Si vous voulez du bonheur pour une heure, faites une sieste, si vous voulez du bonheur pour une journée, allez à la pêche, si vous voulez du bonheur pendant un an, héritez d'une fortune, si vous voulez du bonheur pour toute une vie, aidez quelqu'un d'autre. Voilà ce qu'est le bonheur, tout au moins pour certains. C'est aussi ce que je veux dire aux journalistes de la télévision centrale chinoise, qui ne cessent de poser aux gens cette question : « Etes-vous heureux ? ».
« Je ne sais pas » est la première réponse donnée par le Prix Nobel de littérature Mo Yan à cette question. C'est une réponse simple, mais philosophique. Le contraire d'être heureux est théoriquement être malheureux. Mais en réalité ne pas être malheureux ne signifie pas nécessairement être heureux. La plupart du temps je me sens ni heureux ni malheureux.
Bien sûr, la présentatrice de CCTV s'attendait sans doute à ce que Mo Yan dise qu'il était très heureux après avoir remporté le Prix Nobel de littérature. Mais elle a oublié que, pour un romancier qui se consacre à l'écriture, sans jamais se soucier de l'argent que son écriture peut lui rapporter, la petite fortune qui accompagne le prix ne lui donnera pas de plus grand bonheur que la reconnaissance de son statut de grand maître de la littérature. Peut-être que ce Mo Yan a ressenti va bien au-delà ce que le mot « heureux » peut exprimer.

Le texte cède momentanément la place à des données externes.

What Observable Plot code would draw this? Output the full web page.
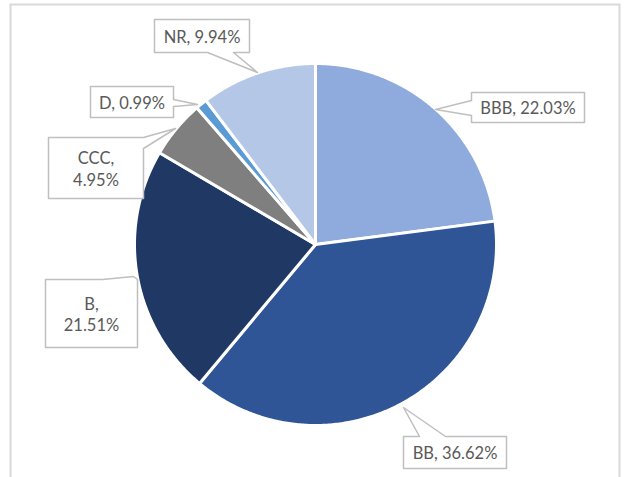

Une autre possibilité est que, bien qu'il se soit senti extrêmement heureux au moment où il a obtenu ce prix, le fait qu'il ait été perturbé dans son écriture et même dans sa vie normale du fait de l'intérêt médiatique a fortement compromis son sentiment de bonheur.
La réalité est que les gens ne sont, la plupart du temps, ni heureux, ni malheureux. Même les gens riches ne se sentent pas toujours heureux et même la personne la plus insouciante se sent parfois malheureuse.
Quand le bonheur devient un sujet sensible, c'est qu'il doit y avoir quelque chose qui empêche les gens d'être heureux. Un nombre croissant de villes chinoises ont mis en avant l'objectif de faire de leurs villes des villes heureuses. Mais comment peuvent-elles y parvenir ? Même si les autorités d'une ville donnaient de l'argent à leurs administrés de temps en temps, ils ne se sentiraient heureux qu'au moment où ils recevraient de l'argent. Il est impossible pour une ville de rendre ses citoyens heureux en permanence.